On a déjà vu la comédienne Anne Dorval dans les films de Dolan (J’ai tué ma mère, Les amours imaginaires et même Laurence Anyways). Mais dans Mommy, l’actrice québécoise explose tout. Excentrique, un peu folle, sans manières, Diane est en même temps revêtue de fragilité. En l’incarnant, Anne Dorval a su mettre cette facette en valeur et en faire la force de son personnage, qui, à son tour, devient attachant. Mais c’est aussi le jeune Antoine-Olivier Pilon, comédien que tout le monde s’arrachera probablement d’ici peu, qui crève l’écran. On l’avait déjà entraperçu dans le clip polémique College Boy, du groupe Indochine, dont Xavier Dolan avait déjà assuré la brillante réalisation. Cette fois, c’est son premier rôle dans un long-métrage, et on mise fort sur le fait que l’acteur ne tarde pas à percer, la sélection cannoise du mois de mai dernier ne pouvant que lui servir d’ascenseur.
Outre des acteurs exceptionnels, la mise en scène de Xavier Dolan atteint ici une maturité déconcertante. Le jeune cinéaste continue de coupler l’image et la bande-son pour donner un corps sensoriel au script.

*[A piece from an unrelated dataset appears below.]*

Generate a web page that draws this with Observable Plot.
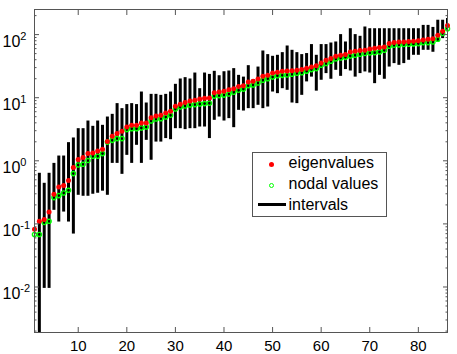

Ce qui pouvait peut-être gêner autrefois certains devient ici un atout évident, et propulse le résultat très loin dans les émotions.
Film d’esthète mais en même temps proche d’un public plus néophile, Mommy accorde forcément une place primordiale aux dispositifs artistiques, notamment la photographie, toujours aussi maîtrisée et signifiante chez son auteur. Dolan "écrit avec la lumière", et plus que jamais expérimente son style. Ici, la mise en scène innovante du jeune québécois retrouve un souffle nouveau, qui vivifie et revigore. Il emploie une nouvelle fois le ratio 1,33:1, toujours pour emprisonner ses personnages dans un format qui le fascine et qu’il utilise depuis Laurence Anyways. Ce manque d’espace à l’écran étouffe, étrique et suscite le malaise dans une famille déracinée, où la liberté, le bonheur et l’équilibre ont disparu probablement depuis la disparition du père.
Mais nous n’en dirons pas mot de plus, les trouvailles de mise en scène demeurant la clé de voûte de cette oeuvre plébiscité à Cannes, qui aborde parallèlement et sans tabous d’autres sujets chers au cinéaste, comme la lutte contre les discriminations et le malaise adolescent.
Récompensé au palmarès par le prix du jury (ex-aequo avec Godard), Mommy était notre palme du cœur, comme pour beaucoup. Encore accessible à un large public, il reste l’un des meilleurs films que l’on puisse voir au cinéma cette année, et dont on aurait tort de bouder.